Albert “Albie” Spotswood (1946-2020) was also a phenomenal athlete, “best remembered as a high-performing member” of WASH’s championship football teams from 1962-65. Spotswood later served honorably in the U.S. Army.
Highlighting a prominent and national historic chapter, George Steven “Pigeye” Waltz Jr. (1919-2009) was a military pilot during World War II. Stine describes the legendary life of a man who was born, raised, and died in Waynesboro: “It’s not every place that can say they had a real Tuskegee Airman born and raised in their town,” he wrote.
Stine also thanked Waynesboro’s Kay Snively Washington, citing her as a key individual in his research and coordination within St. Paul’s A.M.E. Church. “Kay has contributed greatly to this book,” Stine said. “She not only became a great new friend but turned out to be a perfect resource person.”
Stine’s book offers a wealth of other historical information that describes the triumphs and tribulations of Black life in Waynesboro over many years. The town’s succession of newspapers (From the Village Record to the Record Herald) is a treasure trove of past articles and events that help document the community’s African American history. These published accounts in Stine’s book enhance its attention to detail.
A History of the Black Community of Waynesboro, Pennsylvania is a worthwhile addition to the area’s historical archive. Stine has created an interesting volume of organized facts and stories that educate Waynesborians about Black life from past to present.

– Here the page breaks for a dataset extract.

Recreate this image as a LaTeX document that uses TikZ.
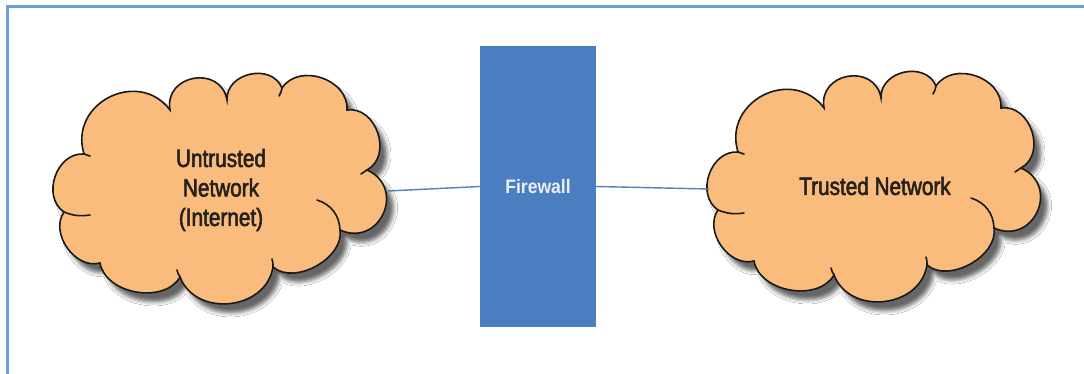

One woman of color, quoted in Stine’s book, related her personal experience. She said while some polarization still exists among the races, relations between the two have improved over the years. “I’m older, and I’ve seen these changes,” she said. “We have come a long way.”
That hopeful opinion mirrors the wise statement that opens Stine’s book, quoted from a 1964 speech delivered by Martin Luther King, Jr.: “We must learn to live together as brothers, or perish together as fools.”